L'historique de l'article 14 que nous venons de dresser démontre que la procédure de l'article 45 a été respectée.

Postérieurement à la commission mixte paritaire, l'Assemblée nationale a délibéré sur le texte qu'elle avait voté en première lecture le Sénat ayant, comme nous l'avons vu, rejeté l'ensemble du projet. Au cours de cette deuxième lecture, les députés ont adopté l'amendement qui figure dans l'article 14. Puis, le texte issu de cette seconde lecture à l'Assemblée nationale a été soumis en seconde lecture au Sénat. Les sénateurs ont donc eu à connaître de l'ensemble du texte et, en particulier, de cet article 14. Ils ont de nouveau adopté cet article 14 avant de rejeter l'ensemble du projet. En troisième lecture, à l'Assemblée nationale, celle-ci a "statué définitivement" en reprenant à la demande du Gouvernement, à défaut de "texte élaboré par la commission mixte", "le dernier texte voté par elle".

L'Assemblée nationale a donc repris en dernière lecture le texte qu'elle avait voté lors de la seconde lecture qui avait suivi la commission mixte paritaire. Ce texte, qui incluait l'article 14, n'a pas été modifié, comme l'autorise l'article 45 de la Constitution, par "des amendements adoptés par le Sénat" puisque les sénateurs avaient rejeté l'ensemble du projet de loi. En définitive, la procédure législative a été respectée. La commission mixte paritaire n'étant pas parvenue à un accord une nouvelle navette s'est instaurée. En seconde lecture, l'Assemblée nationale a adopté l'amendement gouvernemental instituant l'article 14 puis ce texte a été soumis au Sénat qui l'a examiné dans son ensemble. Les sénateurs ayant rejeté le projet, les députés, en troisième lecture, ont donc statué définitivement adoptant sans modification le texte qu'ils avaient voté en seconde lecture.

En ce qui concerne la violation alléguée du réglement de l'Assemblée nationale, il suffit de rappeler que le Conseil constitutionnel considère que ce règlement n'a pas de valeur constitutionnelle et qu'il n'a pas à en vérifier l'application.

III. VIOLATION DU PRINCIPE D'EGALITE DEVANT LA LOI FISCALE :

L'article 9 de la loi de finances rectificative dispose "I.- Le premier alinéa de l'article L.277 du livre des procédures fiscales du nouveau code des impôts est remplacé par les dispositions suivantes :

"le contribuable qui conteste le bien-fondé ou le montant des impositions mises à sa charge peut, s'il en a expressément formulé la demande dans sa réclamation et précisé le montant ou les bases du dégrèvement auquel il estime avoir droit, être autorisé à différer le paiement de la partie contestée de ces impositions et des pénalités y afférentes.
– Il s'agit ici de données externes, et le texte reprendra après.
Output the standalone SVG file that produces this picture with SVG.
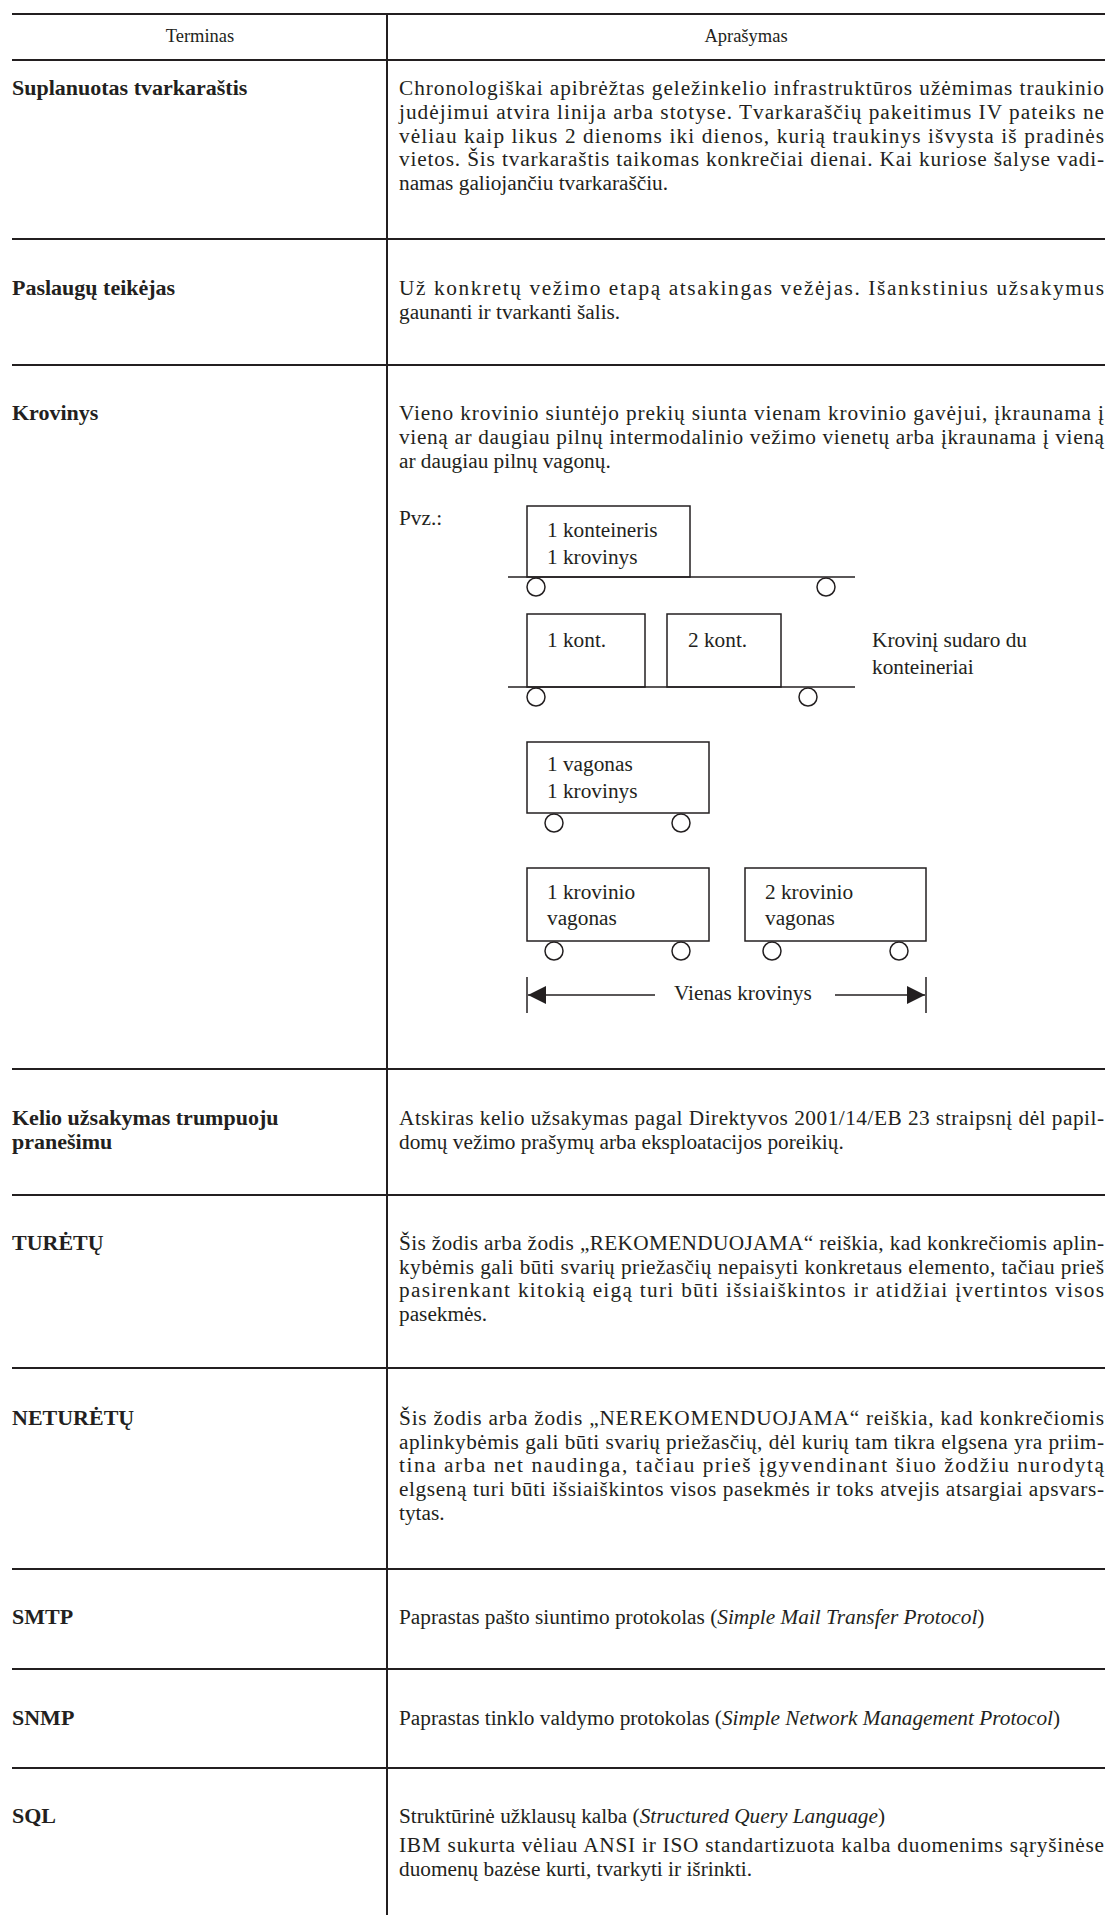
<svg xmlns="http://www.w3.org/2000/svg" width="1109" height="1915" viewBox="0 0 1109 1915">
<style>
.t{font-family:"Liberation Serif","Times New Roman",serif;fill:#231f20}
.h{font-size:18.5px;text-anchor:middle}
.d{font-size:21.3px}
.b{font-size:22px;font-weight:bold}
.i{font-style:italic}
.rule{stroke:#231f20;stroke-width:2;fill:none}
.fig{stroke:#231f20;stroke-width:1.5;fill:none}
.wh{stroke:#231f20;stroke-width:1.5;fill:#fff}
</style>
<defs>
<marker id="arr" markerUnits="userSpaceOnUse" markerWidth="20" markerHeight="18" viewBox="0 0 10 10" refX="10" refY="5" orient="auto">
<path d="M0,0 L10,5 L0,10 z" fill="#231f20"/>
</marker>
</defs>
<rect width="1109" height="1915" fill="#fff"/>

<g id="table-rules" class="rule">
<line x1="12" y1="14" x2="1105" y2="14"/>
<line x1="12" y1="60" x2="1105" y2="60"/>
<line x1="12" y1="239" x2="1105" y2="239"/>
<line x1="12" y1="365" x2="1105" y2="365"/>
<line x1="12" y1="1069" x2="1105" y2="1069"/>
<line x1="12" y1="1195" x2="1105" y2="1195"/>
<line x1="12" y1="1368" x2="1105" y2="1368"/>
<line x1="12" y1="1569" x2="1105" y2="1569"/>
<line x1="12" y1="1669" x2="1105" y2="1669"/>
<line x1="12" y1="1768" x2="1105" y2="1768"/>
<line x1="387" y1="13" x2="387" y2="1915"/>
</g>

<g id="header" class="t h">
<text x="200" y="42">Terminas</text>
<text x="746" y="42">Aprašymas</text>
</g>

<g id="row-suplanuotas" class="t">
<text class="b" x="12" y="95">Suplanuotas tvarkaraštis</text>
<g class="d">
<text x="399" y="95" textLength="705" lengthAdjust="spacing">Chronologiškai apibrėžtas geležinkelio infrastruktūros užėmimas traukinio</text>
<text x="399" y="118.7" textLength="705" lengthAdjust="spacing">judėjimui atvira linija arba stotyse. Tvarkaraščių pakeitimus IV pateiks ne</text>
<text x="399" y="142.5" textLength="705" lengthAdjust="spacing">vėliau kaip likus 2 dienoms iki dienos, kurią traukinys išvysta iš pradinės</text>
<text x="399" y="166.2" textLength="705" lengthAdjust="spacing">vietos. Šis tvarkaraštis taikomas konkrečiai dienai. Kai kuriose šalyse vadi-</text>
<text x="399" y="190">namas galiojančiu tvarkaraščiu.</text>
</g>
</g>

<g id="row-paslaugu" class="t">
<text class="b" x="12" y="295">Paslaugų teikėjas</text>
<g class="d">
<text x="399" y="295" textLength="705" lengthAdjust="spacing">Už konkretų vežimo etapą atsakingas vežėjas. Išankstinius užsakymus</text>
<text x="399" y="319">gaunanti ir tvarkanti šalis.</text>
</g>
</g>

<g id="row-krovinys" class="t">
<text class="b" x="12" y="420">Krovinys</text>
<g class="d">
<text x="399" y="420" textLength="705" lengthAdjust="spacing">Vieno krovinio siuntėjo prekių siunta vienam krovinio gavėjui, įkraunama į</text>
<text x="399" y="444" textLength="705" lengthAdjust="spacing">vieną ar daugiau pilnų intermodalinio vežimo vienetų arba įkraunama į vieną</text>
<text x="399" y="468">ar daugiau pilnų vagonų.</text>
<text x="399" y="525">Pvz.:</text>
</g>
</g>

<g id="diagram-container">
<rect class="fig" x="527" y="506" width="163" height="71"/>
<line class="fig" x1="508" y1="577" x2="855" y2="577"/>
<circle class="wh" cx="536" cy="587" r="9"/>
<circle class="wh" cx="826" cy="587" r="9"/>
<text class="t d" x="547" y="537">1 konteineris</text>
<text class="t d" x="547" y="564">1 krovinys</text>
</g>

<g id="diagram-two-containers">
<rect class="fig" x="527" y="614" width="118" height="73"/>
<rect class="fig" x="667" y="614" width="114" height="73"/>
<line class="fig" x1="508" y1="687" x2="855" y2="687"/>
<circle class="wh" cx="536" cy="697" r="9"/>
<circle class="wh" cx="808" cy="697" r="9"/>
<text class="t d" x="547" y="647">1 kont.</text>
<text class="t d" x="688" y="647">2 kont.</text>
<text class="t d" x="872" y="647">Krovinį sudaro du</text>
<text class="t d" x="872" y="674">konteineriai</text>
</g>

<g id="diagram-wagon">
<rect class="fig" x="527" y="742" width="182" height="71"/>
<circle class="wh" cx="554" cy="823" r="9"/>
<circle class="wh" cx="681" cy="823" r="9"/>
<text class="t d" x="547" y="771">1 vagonas</text>
<text class="t d" x="547" y="798">1 krovinys</text>
</g>

<g id="diagram-two-wagons">
<rect class="fig" x="527" y="868" width="182" height="73"/>
<rect class="fig" x="745" y="868" width="181" height="73"/>
<circle class="wh" cx="554" cy="951" r="9"/>
<circle class="wh" cx="681" cy="951" r="9"/>
<circle class="wh" cx="772" cy="951" r="9"/>
<circle class="wh" cx="899" cy="951" r="9"/>
<text class="t d" x="547" y="899">1 krovinio</text>
<text class="t d" x="547" y="925">vagonas</text>
<text class="t d" x="765" y="899">2 krovinio</text>
<text class="t d" x="765" y="925">vagonas</text>
</g>

<g id="connectors">
<line class="fig" x1="527" y1="977" x2="527" y2="1013"/>
<line class="fig" x1="926" y1="977" x2="926" y2="1013"/>
<line class="fig" x1="655" y1="995" x2="528" y2="995" marker-end="url(#arr)"/>
<line class="fig" x1="835" y1="995" x2="925" y2="995" marker-end="url(#arr)"/>
</g>
<text id="label-vienas" class="t d" x="674" y="1000">Vienas krovinys</text>

<g id="row-kelio" class="t">
<text class="b" x="12" y="1125">Kelio užsakymas trumpuoju</text>
<text class="b" x="12" y="1149">pranešimu</text>
<g class="d">
<text x="399" y="1125" textLength="705" lengthAdjust="spacing">Atskiras kelio užsakymas pagal Direktyvos 2001/14/EB 23 straipsnį dėl papil-</text>
<text x="399" y="1149">domų vežimo prašymų arba eksploatacijos poreikių.</text>
</g>
</g>

<g id="row-turetu" class="t">
<text class="b" x="12" y="1250">TURĖTŲ</text>
<g class="d">
<text x="399" y="1250" textLength="705" lengthAdjust="spacing">Šis žodis arba žodis „REKOMENDUOJAMA“ reiškia, kad konkrečiomis aplin-</text>
<text x="399" y="1273.7" textLength="705" lengthAdjust="spacing">kybėmis gali būti svarių priežasčių nepaisyti konkretaus elemento, tačiau prieš</text>
<text x="399" y="1297.4" textLength="705" lengthAdjust="spacing">pasirenkant kitokią eigą turi būti išsiaiškintos ir atidžiai įvertintos visos</text>
<text x="399" y="1321">pasekmės.</text>
</g>
</g>

<g id="row-neturetu" class="t">
<text class="b" x="12" y="1425">NETURĖTŲ</text>
<g class="d">
<text x="399" y="1425" textLength="705" lengthAdjust="spacing">Šis žodis arba žodis „NEREKOMENDUOJAMA“ reiškia, kad konkrečiomis</text>
<text x="399" y="1448.7" textLength="705" lengthAdjust="spacing">aplinkybėmis gali būti svarių priežasčių, dėl kurių tam tikra elgsena yra priim-</text>
<text x="399" y="1472.4" textLength="705" lengthAdjust="spacing">tina arba net naudinga, tačiau prieš įgyvendinant šiuo žodžiu nurodytą</text>
<text x="399" y="1496.1" textLength="705" lengthAdjust="spacing">elgseną turi būti išsiaiškintos visos pasekmės ir toks atvejis atsargiai apsvars-</text>
<text x="399" y="1520">tytas.</text>
</g>
</g>

<g id="row-smtp" class="t">
<text class="b" x="12" y="1624">SMTP</text>
<text class="d" x="399" y="1624">Paprastas pašto siuntimo protokolas (<tspan class="i">Simple Mail Transfer Protocol</tspan>)</text>
</g>

<g id="row-snmp" class="t">
<text class="b" x="12" y="1725">SNMP</text>
<text class="d" x="399" y="1725">Paprastas tinklo valdymo protokolas (<tspan class="i">Simple Network Management Protocol</tspan>)</text>
</g>

<g id="row-sql" class="t">
<text class="b" x="12" y="1823">SQL</text>
<g class="d">
<text x="399" y="1823">Struktūrinė užklausų kalba (<tspan class="i">Structured Query Language</tspan>)</text>
<text x="399" y="1851.7" textLength="705" lengthAdjust="spacing">IBM sukurta vėliau ANSI ir ISO standartizuota kalba duomenims sąryšinėse</text>
<text x="399" y="1875.5">duomenų bazėse kurti, tvarkyti ir išrinkti.</text>
</g>
</g>
</svg>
"A l'exception des cas où la réclamation concerne des impositions consécutives à la mise en oeuvre d'une procédure d'imposition d'office ou à des redressements donnant lieu à l'application des pénalités prévues en cas de mauvaise foi ou de manoeuvres frauduleuses, le sursis de paiement est accordé dès lors que le contribuable a constitué des garanties propres à assurer le recouvrement de la créance du Trésor."

L'article L.278 du livre des procédures fiscales du nouveau code des impôts est abrogé."

Cet article est donc relatif au sursis à paiement d'une dette fiscale contestée. L'état antérieur du droit prévoyait que tout contribuable avait droit au sursis à paiement. La nouvelle règle limitera l'automaticité de ce bénéfice aux seuls contribuables de bonne foi. Quelle est la raison de ce changement ? En période d'érosion monétaire, il est apparu que tout contribuable avait intérêt à demander le sursis car, en raison des forts taux d'intérêt du marché monétaire, il profitait de tout délai et ceci au détriment de l'Etat. Telle est la raison d'être de cette modification.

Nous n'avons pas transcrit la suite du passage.